How to Find the Stock History to Determine a Cost Basis

Your cost basis in stock is the amount you pay for shares, plus certain expenses you incur to acquire and manage your investments. Your basis is the cornerstone figure you use when calculating the gains or losses when you sell your stock. In most cases, your investment broker gives you information about your basis and number of shares sold when you trade or dispose of stock, but if you don’t receive this information or have lost it, you can still find historical stock price data and calculate your cost basis.

Step 1

Ask your broker for your basis information. If you don't have a broker, or are unable to get replacement basis information from him, go to an investment website that provides historical price information, such as Yahoo! Finance or the Wall Street Journal’s Market Watch site. Some sites provide historical data links within the profile for the company you're searching, and other sites have specific areas dedicated to historical data.

Step 2

Enter the name of the corporation or the ticker symbol in the search field. Enter the date you purchased stock.

Step 3

Review results. Historical price information includes the low and high trading price for the day. Add the low and high numbers together and divide by two. The result is your initial per-share cost basis on the date of purchase. Multiply the per-share cost by the number of shares you bought and add any commissions or fees you pay to acquire or maintain your investment. The result is your total cost basis. If your stock has not split and you’ve never received any dividends, divide your total cost basis by the number of shares you purchased to calculate your new per-share basis. Using the total cost basis allocates your commission and fee costs to each share.

Step 4

Account for splits. If the shares you purchase split between your purchase and sell dates, your total cost investment doesn’t change, but your per-share basis does. Divide your total cost basis – the amount you paid to acquire all shares within a lot – by the number of shares you have after the split. The result is your new cost-per share. For example, if you purchase 100 shares of stock that each cost $10, you pay $1,000 for the lot. If the stock has a 2 for 1 split, you’ll then have 200 shares of stock. You don’t pay any more money for the split shares, so your initial investment hasn’t changed. In this instance you’ll divide your $1,000 investment by 200. Your new cost basis per share is $5. This becomes important when you sell some of the shares in your lot.

Step 5

Account for dividends. If you receive reinvested dividends, your dividends are used to purchase additional shares of stock.
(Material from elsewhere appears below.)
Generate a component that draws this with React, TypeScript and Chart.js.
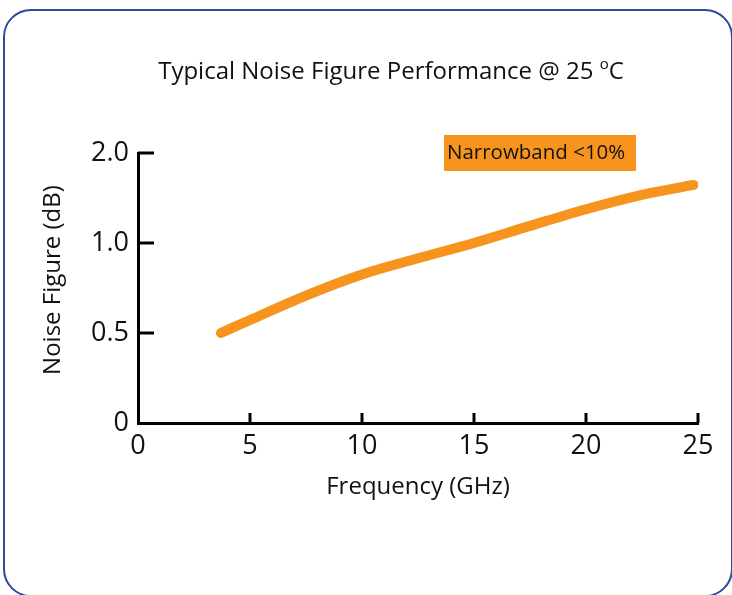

This has a similar effect on your per-share basis as splits. Add the value of your reinvested dividends to your total investment cost. Divide the result by the number of shares you have to determine your new per-share basis. Non-dividend distributions have a different effect on basis, and are considered a return on your investment. If you receive non-dividend distributions, reduce your investment cost by the distribution amount and divide the result by the number of shares you own.